## Short exercise
State the number of lines with the string "this" in them, and nothing else.

## Records supplied
* * * * * * *

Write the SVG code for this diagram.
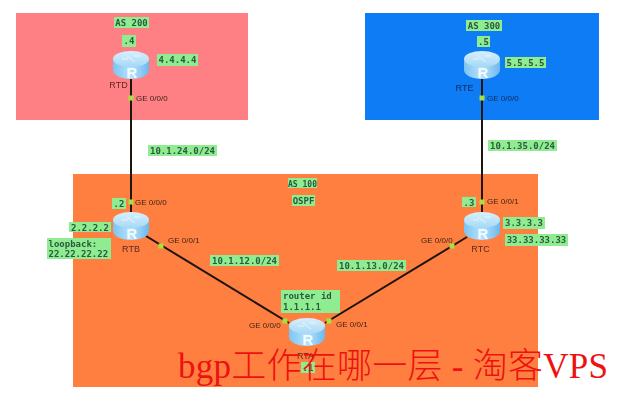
<svg xmlns="http://www.w3.org/2000/svg" width="620" height="400" viewBox="0 0 620 400">
<style>
.lb{fill:#90ec90}
.m{font:bold 9px "DejaVu Sans Mono","Liberation Mono",monospace;fill:#2a5a40;text-anchor:middle}
.t{font:8px "Liberation Sans",Arial,sans-serif;fill:#3a2418}
.n{font:9px "Liberation Sans",Arial,sans-serif;fill:#5a2a20;text-anchor:middle}
.ln{stroke:#1c1210;stroke-width:2;fill:none}
.dot{fill:#a8e040}
.rl{font:bold 15px "Liberation Sans",Arial,sans-serif;fill:#f2fbff;text-anchor:middle}
</style>
<defs>
<linearGradient id="body" x1="0" x2="1" y1="0" y2="0"><stop offset="0" stop-color="#7cc4f2"/><stop offset=".5" stop-color="#b8e2fb"/><stop offset="1" stop-color="#6cb8ee"/></linearGradient>
<linearGradient id="top" x1="0" x2="0" y1="0" y2="1"><stop offset="0" stop-color="#d8f0fd"/><stop offset="1" stop-color="#a5d8f6"/></linearGradient>
<filter id="soft" x="-2%" y="-2%" width="104%" height="104%"><feGaussianBlur stdDeviation="0.4"/></filter>
<symbol id="router" width="36" height="28" viewBox="0 0 36 28" overflow="visible">
<path d="M0 8V19C0 24 8 28 18 28S36 24 36 19V8Z" fill="url(#body)"/>
<ellipse cx="18" cy="8" rx="18" ry="8" fill="url(#top)"/>
<path d="M9 8H15M21 5H27M14 5L22 11" stroke="#e8f7ff" stroke-width="1" fill="none"/>
<text x="19" y="26.500" class="rl">R</text>
</symbol>
</defs>
<rect width="620" height="400" fill="#fff"/>
<g filter="url(#soft)">
<g id="areas">
<rect x="16" y="13" width="232" height="107" fill="#ff8084"/>
<rect x="365" y="13" width="234" height="107" fill="#0a7cf5"/>
<rect x="73" y="174" width="465" height="213" fill="#ff7f3f"/>
<rect class="lb" x="114" y="17" width="35" height="11"/><text class="m" x="131.500" y="26">AS 200</text>
<rect class="lb" x="466" y="20" width="36" height="11"/><text class="m" x="484" y="29">AS 300</text>
<rect class="lb" x="288" y="178" width="29" height="10"/><text class="m" x="302.500" y="186.500" style="font-size:8px">AS 100</text>
<rect class="lb" x="292" y="195" width="23" height="11"/><text class="m" x="303.500" y="204">OSPF</text>
</g>
<g id="connectors">
<path class="ln" d="M131 78V212"/>
<path class="ln" d="M482 78V212"/>
<path class="ln" d="M146 236L289 323"/>
<path class="ln" d="M467 237L325 323"/>
<rect class="dot" x="128.500" y="95.500" width="5" height="5"/>
<rect class="dot" x="128.500" y="199.500" width="5" height="5"/>
<rect class="dot" x="479.500" y="95.500" width="5" height="5"/>
<rect class="dot" x="479.500" y="199.500" width="5" height="5"/>
<rect class="dot" x="158.500" y="243.500" width="5" height="5"/>
<rect class="dot" x="449.500" y="243.500" width="5" height="5"/>
<rect class="dot" x="282.500" y="318.500" width="5" height="5"/>
<rect class="dot" x="326.500" y="318.500" width="5" height="5"/>
<text class="t" x="136" y="101">GE 0/0/0</text>
<text class="t" x="487" y="101" style="fill:#0e2a5a">GE 0/0/0</text>
<text class="t" x="135" y="205">GE 0/0/0</text>
<text class="t" x="487" y="204">GE 0/0/1</text>
<text class="t" x="168" y="243">GE 0/0/1</text>
<text class="t" x="421" y="243">GE 0/0/0</text>
<text class="t" x="249" y="328">GE 0/0/0</text>
<text class="t" x="336" y="327">GE 0/0/1</text>
<rect class="lb" x="148" y="145" width="69" height="11"/><text class="m" x="182.500" y="154">10.1.24.0/24</text>
<rect class="lb" x="488" y="140" width="69" height="11"/><text class="m" x="522.500" y="149">10.1.35.0/24</text>
<rect class="lb" x="210" y="255" width="69" height="11"/><text class="m" x="244.500" y="264">10.1.12.0/24</text>
<rect class="lb" x="337" y="260" width="69" height="11"/><text class="m" x="371.500" y="269">10.1.13.0/24</text>
</g>
<g id="RTD">
<use href="#router" x="113" y="51"/>
<text class="n" x="118.500" y="88">RTD</text>
<rect class="lb" x="122" y="35" width="14" height="12"/><text class="m" x="129" y="44">.4</text>
<rect class="lb" x="157" y="54" width="41" height="12"/><text class="m" x="177.500" y="63">4.4.4.4</text>
</g>
<g id="RTE">
<use href="#router" x="464" y="51"/>
<text class="n" x="464.500" y="91" style="fill:#0e2a5a">RTE</text>
<rect class="lb" x="477" y="36" width="13" height="11"/><text class="m" x="483.500" y="45">.5</text>
<rect class="lb" x="505" y="57" width="41" height="11"/><text class="m" x="525.500" y="66">5.5.5.5</text>
</g>
<g id="RTB">
<use href="#router" x="113" y="212"/>
<text class="n" x="131" y="252">RTB</text>
<rect class="lb" x="112" y="198" width="14" height="11"/><text class="m" x="119" y="207">.2</text>
<rect class="lb" x="69" y="222" width="42" height="10"/><text class="m" x="90" y="230.500">2.2.2.2</text>
<rect class="lb" x="47" y="238" width="64" height="21"/>
<text class="m" x="48.500" y="246.500" style="text-anchor:start">loopback:</text>
<text class="m" x="48.500" y="256.500" style="text-anchor:start">22.22.22.22</text>
</g>
<g id="RTC">
<use href="#router" x="464" y="212"/>
<text class="n" x="480.500" y="252">RTC</text>
<rect class="lb" x="462" y="197" width="14" height="10"/><text class="m" x="469" y="205.500">.3</text>
<rect class="lb" x="503" y="217" width="42" height="12"/><text class="m" x="524" y="226">3.3.3.3</text>
<rect class="lb" x="505" y="234" width="63" height="12"/><text class="m" x="536.500" y="243">33.33.33.33</text>
</g>
<g id="RTA">
<use href="#router" x="289" y="318"/>
<text class="n" x="305.500" y="359">RTA</text>
<rect class="lb" x="281" y="290" width="59" height="23"/>
<text class="m" x="283" y="299" style="text-anchor:start">router id</text>
<text class="m" x="283" y="310" style="text-anchor:start">1.1.1.1</text>
<rect class="lb" x="301" y="362" width="14" height="11"/><text class="m" x="308" y="371">.1</text>
</g>
</g>
<text id="watermark" x="178" y="378" font-size="35" fill="#ee1111" font-family="'Liberation Serif','Noto Sans CJK SC',serif" font-weight="300" textLength="430" lengthAdjust="spacing">bgp工作在哪一层 - 淘客VPS</text>
</svg>
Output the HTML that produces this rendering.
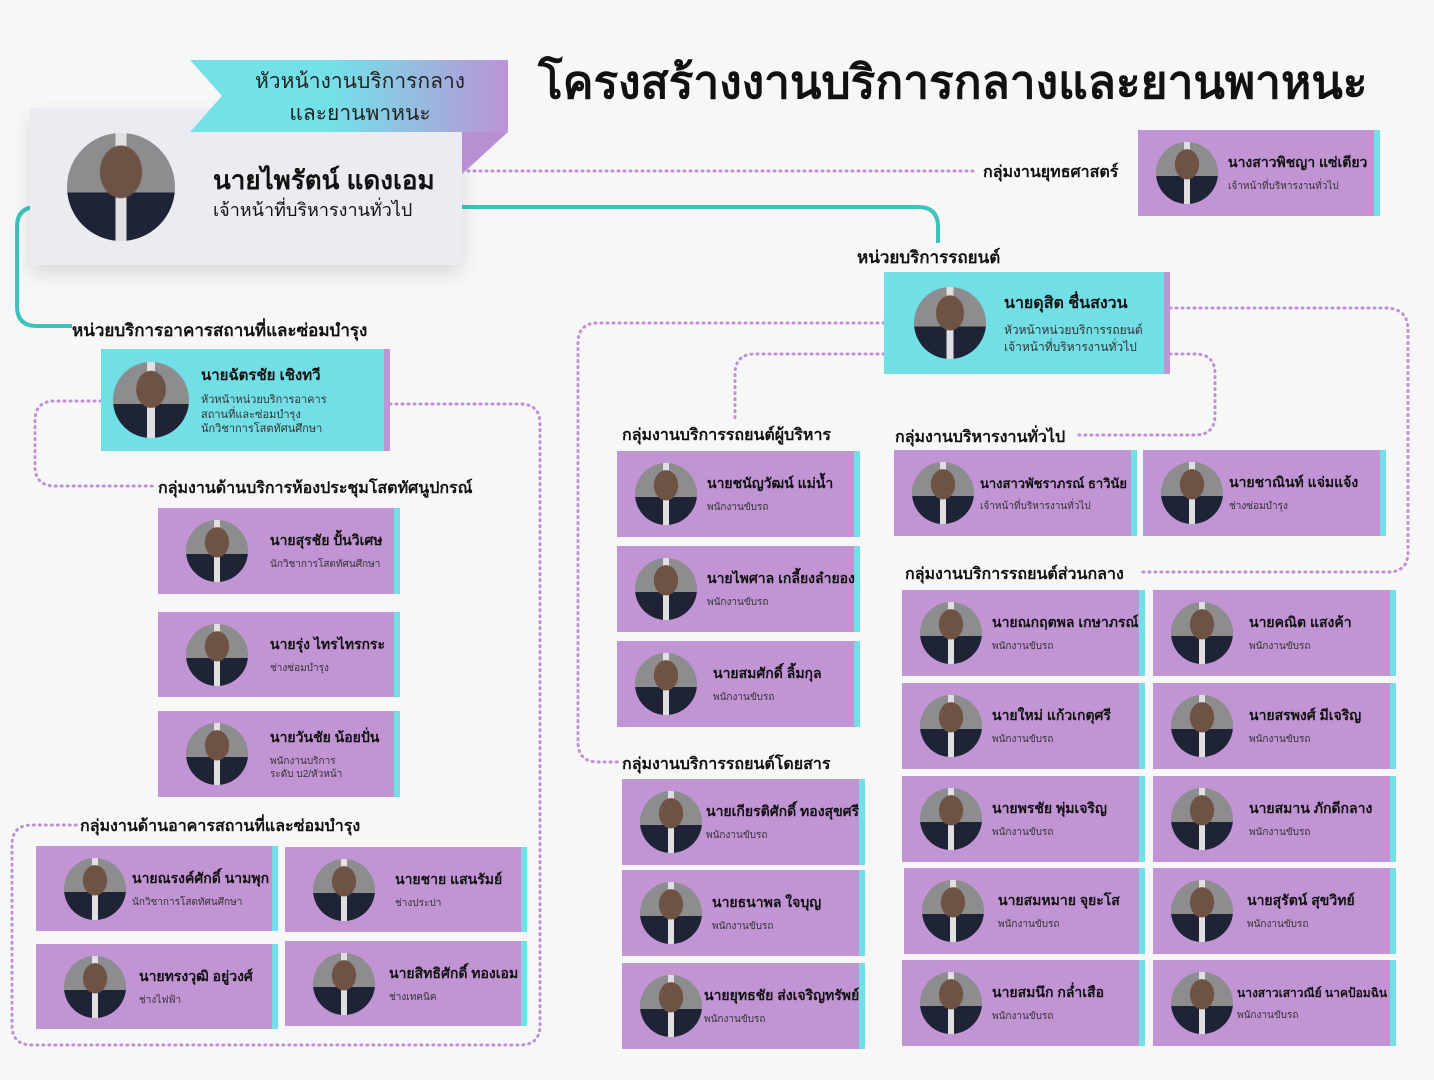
<!DOCTYPE html>
<html><head><meta charset="utf-8"><style>
*{margin:0;padding:0}
body{width:1434px;height:1080px;background:#f7f7f8;position:relative;overflow:hidden;font-family:"Liberation Sans","Noto Sans CJK SC",sans-serif;color:#111}
.c{position:absolute;background:#c194d3;border-right:6px solid #72dee6;box-sizing:border-box}
.cy{background:#72dee6;border-right:6px solid #c194d3}
.av{position:absolute;left:18px;top:50%;margin-top:-31px;width:62px;height:62px;border-radius:50%;
background:radial-gradient(ellipse 20% 25% at 50% 36%,#6e5244 0 95%,transparent 100%),linear-gradient(90deg,transparent 45%,#e0e0e2 45%,#e0e0e2 55%,transparent 55%),linear-gradient(#8d8c8e 0,#8d8c8e 55%,#1e2436 55%);}
.t{position:absolute;left:90px;right:4px;top:0;bottom:0;display:flex;flex-direction:column;justify-content:center}
.t b{font-size:14px;white-space:nowrap}
.t span{font-size:10px;color:#333;margin-top:6px;line-height:1.35}
.lab{position:absolute;font-weight:bold;font-size:17px;white-space:nowrap}
</style></head><body>
<svg width="1434" height="1080" style="position:absolute;left:0;top:0">
<g fill="none" stroke="#c08fd6" stroke-width="3" stroke-dasharray="1 5" stroke-linecap="round">
<path d="M468 171 H978"/>
<path d="M390 404 H520 Q540 404 540 424 V1025 Q540 1045 520 1045 H32 Q12 1045 12 1025 V845 Q12 825 32 825 H78"/>
<path d="M101 401 H55 Q35 401 35 421 V466 Q35 486 55 486 H156"/>
<path d="M884 323 H598 Q578 323 578 343 V742 Q578 762 598 762 H620"/>
<path d="M884 354 H755 Q735 354 735 374 V420"/>
<path d="M1170 308 H1385 Q1408 308 1408 330 V552 Q1408 572 1388 572 H1140"/>
<path d="M1170 354 H1195 Q1215 354 1215 374 V415 Q1215 435 1195 435 H1075"/>
</g>
<g fill="none" stroke="#3cc3bd" stroke-width="4">
<path d="M462 207 H918 Q938 207 938 227 V243"/>
<path d="M30 207 H37 Q17 207 17 227 V306 Q17 326 37 326 H72"/>
</g>
<defs><linearGradient id="g" x1="0" x2="1"><stop offset="0.45" stop-color="#74e0e8"/><stop offset="1" stop-color="#bb93d6"/></linearGradient></defs>
</svg>
<div style="position:absolute;left:30px;top:108px;width:432px;height:157px;background:#ebebf2;box-shadow:0 8px 18px rgba(0,0,0,.12)"></div>
<svg width="520" height="200" style="position:absolute;left:0;top:40px">
<polygon points="190,20 508,20 508,92 190,92 222,56" fill="url(#g)"/>
<polygon points="462,92 508,92 462,134" fill="#b88fd3"/>
</svg>
<div style="position:absolute;left:230px;top:66px;width:260px;text-align:center;font-size:21px;line-height:32px;color:#222">หัวหน้างานบริการกลาง<br>และยานพาหนะ</div>
<div class="av" style="left:67px;top:133px;margin:0;width:108px;height:108px"></div>
<div style="position:absolute;left:213px;top:160px;font-size:26px;font-weight:bold;white-space:nowrap">นายไพรัตน์ แดงเอม</div>
<div style="position:absolute;left:213px;top:195px;font-size:18px">เจ้าหน้าที่บริหารงานทั่วไป</div>
<div style="position:absolute;left:538px;top:46px;font-size:46px;font-weight:bold;white-space:nowrap">โครงสร้างงานบริการกลางและยานพาหนะ</div>

<div class="lab" style="left:983px;top:160px;font-size:16px">กลุ่มงานยุทธศาสตร์</div>
<div class="c" style="left:1138px;top:130px;width:242px;height:86px"><i class="av"></i><div class="t"><b>นางสาวพิชญา แซ่เตียว</b><span>เจ้าหน้าที่บริหารงานทั่วไป</span></div></div>

<div class="lab" style="left:857px;top:244px">หน่วยบริการรถยนต์</div>
<div class="c cy" style="left:884px;top:272px;width:286px;height:102px"><i class="av" style="left:30px;margin-top:-36px;width:72px;height:72px"></i><div class="t" style="left:120px"><b style="font-size:16px">นายดุสิต ชื่นสงวน</b><span style="font-size:12px">หัวหน้าหน่วยบริการรถยนต์<br>เจ้าหน้าที่บริหารงานทั่วไป</span></div></div>

<div class="lab" style="left:72px;top:317px">หน่วยบริการอาคารสถานที่และซ่อมบำรุง</div>
<div class="c cy" style="left:101px;top:349px;width:289px;height:102px"><i class="av" style="left:12px;margin-top:-38px;width:76px;height:76px"></i><div class="t" style="left:100px"><b style="font-size:15px">นายฉัตรชัย เชิงทวี</b><span style="font-size:11px">หัวหน้าหน่วยบริการอาคาร<br>สถานที่และซ่อมบำรุง<br>นักวิชาการโสตทัศนศึกษา</span></div></div>

<div class="lab" style="left:158px;top:476px;font-size:16px">กลุ่มงานด้านบริการห้องประชุมโสตทัศนูปกรณ์</div>
<div class="c" style="left:158px;top:508px;width:242px;height:86px"><i class="av" style="left:28px"></i><div class="t" style="left:112px"><b>นายสุรชัย ปั้นวิเศษ</b><span>นักวิชาการโสตทัศนศึกษา</span></div></div>
<div class="c" style="left:158px;top:612px;width:242px;height:85px"><i class="av" style="left:28px"></i><div class="t" style="left:112px"><b>นายรุ่ง ไทรไทรกระ</b><span>ช่างซ่อมบำรุง</span></div></div>
<div class="c" style="left:158px;top:711px;width:242px;height:86px"><i class="av" style="left:28px"></i><div class="t" style="left:112px"><b>นายวันชัย น้อยปั่น</b><span>พนักงานบริการ<br>ระดับ บ2/หัวหน้า</span></div></div>

<div class="lab" style="left:80px;top:814px;font-size:16px">กลุ่มงานด้านอาคารสถานที่และซ่อมบำรุง</div>
<div class="c" style="left:36px;top:846px;width:242px;height:85px"><i class="av" style="left:28px"></i><div class="t" style="left:96px"><b>นายณรงค์ศักดิ์ นามพุก</b><span>นักวิชาการโสตทัศนศึกษา</span></div></div>
<div class="c" style="left:285px;top:847px;width:242px;height:85px"><i class="av" style="left:28px"></i><div class="t" style="left:110px"><b>นายชาย แสนรัมย์</b><span>ช่างประปา</span></div></div>
<div class="c" style="left:36px;top:944px;width:242px;height:85px"><i class="av" style="left:28px"></i><div class="t" style="left:103px"><b>นายทรงวุฒิ อยู่วงศ์</b><span>ช่างไฟฟ้า</span></div></div>
<div class="c" style="left:285px;top:941px;width:242px;height:85px"><i class="av" style="left:28px"></i><div class="t" style="left:104px"><b>นายสิทธิศักดิ์ ทองเอม</b><span>ช่างเทคนิค</span></div></div>

<div class="lab" style="left:622px;top:423px;font-size:16px">กลุ่มงานบริการรถยนต์ผู้บริหาร</div>
<div class="c" style="left:617px;top:451px;width:243px;height:86px"><i class="av"></i><div class="t"><b>นายชนัญวัฒน์ แม่น้ำ</b><span>พนักงานขับรถ</span></div></div>
<div class="c" style="left:617px;top:546px;width:243px;height:86px"><i class="av"></i><div class="t"><b>นายไพศาล เกลี้ยงลำยอง</b><span>พนักงานขับรถ</span></div></div>
<div class="c" style="left:617px;top:641px;width:243px;height:86px"><i class="av"></i><div class="t" style="left:96px"><b>นายสมศักดิ์ ลิ้มกุล</b><span>พนักงานขับรถ</span></div></div>

<div class="lab" style="left:622px;top:752px;font-size:16px">กลุ่มงานบริการรถยนต์โดยสาร</div>
<div class="c" style="left:622px;top:779px;width:243px;height:86px"><i class="av"></i><div class="t" style="left:84px"><b>นายเกียรติศักดิ์ ทองสุขศรี</b><span>พนักงานขับรถ</span></div></div>
<div class="c" style="left:622px;top:870px;width:243px;height:86px"><i class="av"></i><div class="t"><b>นายธนาพล ใจบุญ</b><span>พนักงานขับรถ</span></div></div>
<div class="c" style="left:622px;top:963px;width:243px;height:86px"><i class="av"></i><div class="t" style="left:82px"><b>นายยุทธชัย ส่งเจริญทรัพย์</b><span>พนักงานขับรถ</span></div></div>

<div class="lab" style="left:895px;top:425px;font-size:16px">กลุ่มงานบริหารงานทั่วไป</div>
<div class="c" style="left:894px;top:450px;width:243px;height:86px"><i class="av"></i><div class="t" style="left:86px"><b style="font-size:13px">นางสาวพัชราภรณ์ ธาวินัย</b><span>เจ้าหน้าที่บริหารงานทั่วไป</span></div></div>
<div class="c" style="left:1143px;top:450px;width:243px;height:86px"><i class="av"></i><div class="t" style="left:86px"><b>นายชาณินท์ แจ่มแจ้ง</b><span>ช่างซ่อมบำรุง</span></div></div>

<div class="lab" style="left:905px;top:562px;font-size:16px">กลุ่มงานบริการรถยนต์ส่วนกลาง</div>
<div class="c" style="left:902px;top:590px;width:243px;height:86px"><i class="av"></i><div class="t"><b>นายณกฤตพล เกษาภรณ์</b><span>พนักงานขับรถ</span></div></div>
<div class="c" style="left:1153px;top:590px;width:243px;height:86px"><i class="av"></i><div class="t" style="left:96px"><b>นายคณิต แสงค้า</b><span>พนักงานขับรถ</span></div></div>
<div class="c" style="left:902px;top:683px;width:243px;height:86px"><i class="av"></i><div class="t"><b>นายใหม่ แก้วเกตุศรี</b><span>พนักงานขับรถ</span></div></div>
<div class="c" style="left:1153px;top:683px;width:243px;height:86px"><i class="av"></i><div class="t" style="left:96px"><b>นายสรพงศ์ มีเจริญ</b><span>พนักงานขับรถ</span></div></div>
<div class="c" style="left:902px;top:776px;width:243px;height:86px"><i class="av"></i><div class="t"><b>นายพรชัย พุ่มเจริญ</b><span>พนักงานขับรถ</span></div></div>
<div class="c" style="left:1153px;top:776px;width:243px;height:86px"><i class="av"></i><div class="t" style="left:96px"><b>นายสมาน ภักดีกลาง</b><span>พนักงานขับรถ</span></div></div>
<div class="c" style="left:904px;top:868px;width:241px;height:86px"><i class="av"></i><div class="t" style="left:94px"><b>นายสมหมาย จุยะโส</b><span>พนักงานขับรถ</span></div></div>
<div class="c" style="left:1153px;top:868px;width:243px;height:86px"><i class="av"></i><div class="t" style="left:94px"><b>นายสุรัตน์ สุขวิทย์</b><span>พนักงานขับรถ</span></div></div>
<div class="c" style="left:902px;top:960px;width:243px;height:86px"><i class="av"></i><div class="t"><b>นายสมนึก กล่ำเสือ</b><span>พนักงานขับรถ</span></div></div>
<div class="c" style="left:1153px;top:960px;width:243px;height:86px"><i class="av"></i><div class="t" style="left:84px"><b style="font-size:12px">นางสาวเสาวณีย์ นาคป้อมฉิน</b><span>พนักงานขับรถ</span></div></div>
</body></html>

* * * * * * *

## Task solution
2